= Arved Heinrichsen =

Lithuanian chess player

Arved Heinrichsen (Arvydas Hainričsenas, 23 November 1876, in Vilnius - 23 August 1900, in Vilnius), was a Lithuanian chess master.

Born into a German family in Vilnius (Lithuania, then Russian Empire), he entered a gymnasium secondary school in Riga. After a short stay in St Petersburg, he left in 1896 for Berlin to study there at the faculty of medicine. In the summer semester of 1898 he continued in his studies at the university in Kiel, but in late summer he began to suffer from health problems. In September 1898 his Berlin doctor diagnosed the beginning of tuberculosis. The parents sent him, at the doctor's recommendation, to Helouan in Egypt but there he contracted malaria, which undermined his physical strength still more. He spent the rest of his life in his native town Vilnius, and died in the summer of 1900 in the circle of his family.

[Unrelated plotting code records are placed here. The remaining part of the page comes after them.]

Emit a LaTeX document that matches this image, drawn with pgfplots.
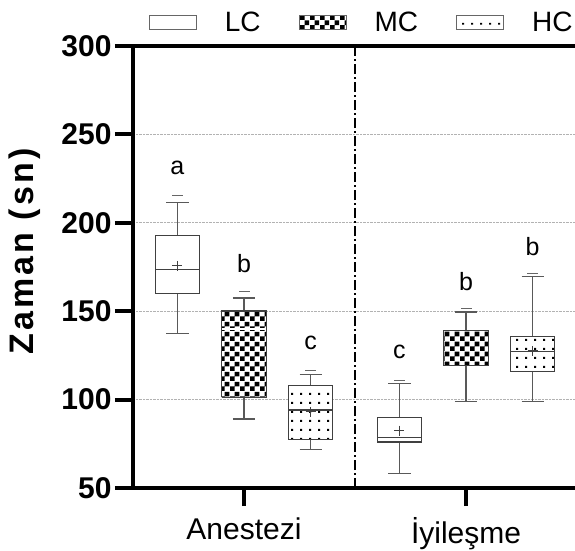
\documentclass[border=0pt]{standalone}
\usepackage{fontspec}
\setmainfont{Liberation Sans}
\usepackage{pgfplots}
\pgfplotsset{compat=1.18}
\usetikzlibrary{patterns,calc}

% coarse checkerboard and sparse dots, as in the reference
\pgfdeclarepatternformonly{bigchecker}{\pgfpointorigin}{\pgfqpoint{10pt}{10pt}}{\pgfqpoint{10pt}{10pt}}{%
  \pgfpathrectangle{\pgfpointorigin}{\pgfqpoint{5pt}{5pt}}%
  \pgfpathrectangle{\pgfqpoint{5pt}{5pt}}{\pgfqpoint{5pt}{5pt}}%
  \pgfusepath{fill}}
\pgfdeclarepatternformonly{sparsedots}{\pgfpointorigin}{\pgfqpoint{9pt}{9pt}}{\pgfqpoint{9pt}{9pt}}{%
  \pgfpathrectangle{\pgfqpoint{3.5pt}{3.5pt}}{\pgfqpoint{2pt}{2pt}}%
  \pgfusepath{fill}}

\pgfplotsset{
  boxLC/.style={draw=black!75, line width=1.3pt, fill=white},
  boxMC/.style={draw=black!75, line width=1.3pt, fill=white, postaction={pattern=bigchecker}},
  boxHC/.style={draw=black!75, line width=1.3pt, fill=white, postaction={pattern=sparsedots}},
}

\begin{document}
\begin{tikzpicture}
\begin{axis}[
  name=ax,
  scale only axis,
  width=452.9pt, height=442pt,
  xmin=0.5, xmax=2.54,
  ymin=50, ymax=300,
  ytick={50,100,...,300},
  xtick={1,2},
  xticklabels={Anestezi,İyileşme},
  tick pos=left,
  tick align=outside,
  major tick length=18pt,
  every tick/.style={black, line width=4pt},
  axis line style={line width=4pt},
  ymajorgrids,
  major grid style={densely dotted, black!30, line width=0.8pt},
  unbounded coords=jump,
  /pgf/number format/assume math mode=true,
  yticklabel style={font=\fontsize{30}{30}\selectfont\bfseries},
  xticklabel style={font=\fontsize{30}{30}\selectfont, yshift=-8pt},
  ylabel={Zaman (sn)},
  every axis y label/.style={at={(axis description cs:-0.2385,0.535)}, rotate=90, anchor=center,
    font=\fontsize{34}{34}\selectfont\bfseries\addfontfeatures{LetterSpace=9}},
  legend columns=3,
  legend style={draw=none, fill=none, at={(axis description cs:0.028,1.054)}, anchor=west,
    font=\fontsize{28}{28}\selectfont,
    /tikz/every odd column/.append style={column sep=26pt},
    /tikz/every even column/.append style={column sep=36pt}},
  legend image code/.code={\draw[#1] (0pt,-7pt) rectangle (47pt,7pt);},
]
\addlegendimage{draw=black!60, line width=1pt, fill=white}
\addlegendentry{LC}
\addlegendimage{draw=black!60, line width=1pt, pattern=bigchecker}
\addlegendentry{MC}
\addlegendimage{draw=black!60, line width=1pt, pattern=sparsedots}
\addlegendentry{HC}

% divider between the two phases
\draw[black, line width=2pt, dash pattern=on 10pt off 3pt on 2pt off 3pt]
  (axis cs:1.5,50) -- (axis cs:1.5,300);

% whiskers and caps (Q3 -> upper whisker, Q1 -> lower whisker)
\addplot[forget plot, black!65, line width=1.3pt] coordinates {
  (0.7,192.8) (0.7,211.6) (0.7,nan) (0.65,211.6) (0.75,211.6) (0.7,nan)
  (0.7,160.2) (0.7,137.2) (0.7,nan) (0.65,137.2) (0.75,137.2) (0.7,nan)
  (1.0,150.2) (1.0,157.4) (1.0,nan) (0.95,157.4) (1.05,157.4) (1.0,nan)
  (1.0,101.3) (1.0,89.0) (1.0,nan) (0.95,89.0) (1.05,89.0) (1.0,nan)
  (1.3,107.8) (1.3,114.2) (1.3,nan) (1.25,114.2) (1.35,114.2) (1.3,nan)
  (1.3,77.3) (1.3,71.6) (1.3,nan) (1.25,71.6) (1.35,71.6) (1.3,nan)
  (1.7,89.7) (1.7,109.1) (1.7,nan) (1.65,109.1) (1.75,109.1) (1.7,nan)
  (1.7,76.0) (1.7,58.4) (1.7,nan) (1.65,58.4) (1.75,58.4) (1.7,nan)
  (2.0,138.9) (2.0,149.5) (2.0,nan) (1.95,149.5) (2.05,149.5) (2.0,nan)
  (2.0,119.1) (2.0,98.9) (2.0,nan) (1.95,98.9) (2.05,98.9) (2.0,nan)
  (2.3,135.7) (2.3,169.6) (2.3,nan) (2.25,169.6) (2.35,169.6) (2.3,nan)
  (2.3,115.9) (2.3,98.9) (2.3,nan) (2.25,98.9) (2.35,98.9)
};

% boxes (lower quartile to upper quartile)
\addplot[forget plot, boxLC] coordinates {(0.6,160.2) (0.8,160.2) (0.8,192.8) (0.6,192.8) (0.6,160.2)};
\addplot[forget plot, boxMC] coordinates {(0.9,101.3) (1.1,101.3) (1.1,150.2) (0.9,150.2) (0.9,101.3)};
\addplot[forget plot, boxHC] coordinates {(1.2,77.3) (1.4,77.3) (1.4,107.8) (1.2,107.8) (1.2,77.3)};
\addplot[forget plot, boxLC] coordinates {(1.6,76.0) (1.8,76.0) (1.8,89.7) (1.6,89.7) (1.6,76.0)};
\addplot[forget plot, boxMC] coordinates {(1.9,119.1) (2.1,119.1) (2.1,138.9) (1.9,138.9) (1.9,119.1)};
\addplot[forget plot, boxHC] coordinates {(2.2,115.9) (2.4,115.9) (2.4,135.7) (2.2,135.7) (2.2,115.9)};

% medians
\addplot[forget plot, black!75, line width=1.3pt] coordinates {
  (0.6,173.4) (0.8,173.4) (0.7,nan) (1.2,94.1) (1.4,94.1) (1.3,nan)
  (1.6,78.7) (1.8,78.7) (1.7,nan) (2.2,127.2) (2.4,127.2)};
\addplot[forget plot, white, line width=1.2pt] coordinates {(0.9,139.9) (1.1,139.9)};

% means
\addplot[forget plot, only marks, mark=+, mark size=5pt, black!75, line width=1.1pt]
  coordinates {(0.7,175.6) (1.3,93.1) (1.7,82.4) (2.3,127.6)};

% maxima shown as short dashes above the caps
\addplot[forget plot, only marks, mark=-, mark size=5.5pt, black!60, line width=1.3pt]
  coordinates {(0.7,215.4) (1.0,161.1) (1.3,116.5) (1.7,111.0) (2.0,151.7) (2.3,171.5)};

% significance letters
\addplot[forget plot, draw=none, mark=none, nodes near coords, point meta=explicit symbolic,
  nodes near coords style={anchor=center, font=\fontsize{25}{25}\selectfont}]
  table[meta=l] {
x y l
0.7 231.0 a
1.0 176.8 b
1.3 132.1 c
1.7 127.2 c
2.0 166.8 b
2.3 186.5 b
};
\end{axis}
\pgfresetboundingbox
\path[use as bounding box] ($(ax.south west)+(-133pt,-62pt)$) rectangle ($(ax.south west)+(442pt,488pt)$);
\end{tikzpicture}
\end{document}
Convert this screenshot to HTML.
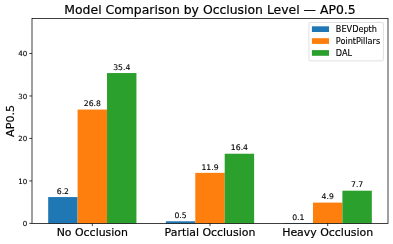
<!DOCTYPE html>
<html><head><meta charset="utf-8"><title>Model Comparison by Occlusion Level</title>
<style>html,body{margin:0;padding:0;background:#fff;overflow:hidden}svg{display:block}text{font-family:"DejaVu Sans","Liberation Sans",sans-serif;fill:#000;stroke:#000;stroke-width:0.2px}text.s{stroke-width:0.11px}</style></head><body>
<svg width="393" height="244" viewBox="0 0 393 244">
<rect x="0" y="0" width="393" height="244" fill="#ffffff"/>
<rect x="48.18" y="197.07" width="29.42" height="26.33" fill="#1f77b4"/>
<text x="62.89" y="193.77" class="s" font-size="7.7" text-anchor="middle">6.2</text>
<rect x="77.60" y="109.57" width="29.42" height="113.83" fill="#ff7f0e"/>
<text x="92.31" y="106.27" class="s" font-size="7.7" text-anchor="middle">26.8</text>
<rect x="107.02" y="73.04" width="29.42" height="150.36" fill="#2ca02c"/>
<text x="121.74" y="69.74" class="s" font-size="7.7" text-anchor="middle">35.4</text>
<rect x="165.87" y="221.28" width="29.42" height="2.12" fill="#1f77b4"/>
<text x="180.58" y="217.98" class="s" font-size="7.7" text-anchor="middle">0.5</text>
<rect x="195.29" y="172.85" width="29.42" height="50.55" fill="#ff7f0e"/>
<text x="210.00" y="169.55" class="s" font-size="7.7" text-anchor="middle">11.9</text>
<rect x="224.71" y="153.74" width="29.42" height="69.66" fill="#2ca02c"/>
<text x="239.42" y="150.44" class="s" font-size="7.7" text-anchor="middle">16.4</text>
<rect x="283.55" y="222.98" width="29.42" height="0.42" fill="#1f77b4"/>
<text x="298.26" y="219.68" class="s" font-size="7.7" text-anchor="middle">0.1</text>
<rect x="312.98" y="202.59" width="29.42" height="20.81" fill="#ff7f0e"/>
<text x="327.69" y="199.29" class="s" font-size="7.7" text-anchor="middle">4.9</text>
<rect x="342.40" y="190.69" width="29.42" height="32.71" fill="#2ca02c"/>
<text x="357.11" y="187.39" class="s" font-size="7.7" text-anchor="middle">7.7</text>
<line x1="29.30" y1="223.40" x2="32.00" y2="223.40" stroke="#000" stroke-width="0.75"/>
<text x="27.30" y="226.33" class="s" font-size="7.05" text-anchor="end">0</text>
<line x1="29.30" y1="180.93" x2="32.00" y2="180.93" stroke="#000" stroke-width="0.75"/>
<text x="27.30" y="183.85" class="s" font-size="7.05" text-anchor="end">10</text>
<line x1="29.30" y1="138.45" x2="32.00" y2="138.45" stroke="#000" stroke-width="0.75"/>
<text x="27.30" y="141.38" class="s" font-size="7.05" text-anchor="end">20</text>
<line x1="29.30" y1="95.97" x2="32.00" y2="95.97" stroke="#000" stroke-width="0.75"/>
<text x="27.30" y="98.90" class="s" font-size="7.05" text-anchor="end">30</text>
<line x1="29.30" y1="53.50" x2="32.00" y2="53.50" stroke="#000" stroke-width="0.75"/>
<text x="27.30" y="56.43" class="s" font-size="7.05" text-anchor="end">40</text>
<line x1="92.31" y1="223.40" x2="92.31" y2="226.10" stroke="#000" stroke-width="0.75"/>
<text x="92.31" y="236.35" font-size="10.95" text-anchor="middle">No Occlusion</text>
<line x1="210.00" y1="223.40" x2="210.00" y2="226.10" stroke="#000" stroke-width="0.75"/>
<text x="210.00" y="236.35" font-size="10.95" text-anchor="middle">Partial Occlusion</text>
<line x1="327.69" y1="223.40" x2="327.69" y2="226.10" stroke="#000" stroke-width="0.75"/>
<text x="327.69" y="236.35" font-size="10.95" text-anchor="middle">Heavy Occlusion</text>
<rect x="32.0" y="18.5" width="356.0" height="204.90" fill="none" stroke="#000" stroke-width="0.75"/>
<text x="210.00" y="13.9" font-size="12.42" text-anchor="middle">Model Comparison by Occlusion Level — AP0.5</text>
<text transform="translate(13.8,120.95) rotate(-90)" font-size="11.1" text-anchor="middle">AP0.5</text>
<rect x="308.9" y="22.45" width="74.5" height="38.45" rx="1.6" ry="1.6" fill="#fff" fill-opacity="0.8" stroke="#cccccc" stroke-opacity="0.8" stroke-width="0.75"/>
<rect x="311.9" y="26.30" width="17.1" height="5.7" fill="#1f77b4"/>
<text x="335.8" y="32.10" class="s" font-size="8.17">BEVDepth</text>
<rect x="311.9" y="38.20" width="17.1" height="5.7" fill="#ff7f0e"/>
<text x="335.8" y="44.00" class="s" font-size="8.17">PointPillars</text>
<rect x="311.9" y="50.10" width="17.1" height="5.7" fill="#2ca02c"/>
<text x="335.8" y="55.90" class="s" font-size="8.17">DAL</text>
</svg></body></html>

His very short chess career took place in Germany in 1896–1898. He tied for 4-5th at Eisenach 1896(the 10th DSB Congress, Robert Henry Barnes won), took 6th at Berlin 1897 (Meisterturnier des Schachverein Centrum, Curt von Bardeleben won), took 3rd, behind Ignatz von Popiel and Dirk Beijkmans, at Berlin 1897 (Der 70.Jahrestag der Berliner Schachgesellschaft, Hauptturnier A), shared 1st at Elmshorn 1898 (quadrangular), and tied for 13-14th at Cologne 1898 (the 11th DSB Congress, Amos Burn won).

His name is attached to the Heinrichsen Opening (also known as Baltic, Dunst, Sleipner, Kotrc, and Queen's Knight Opening) 1. Nc3.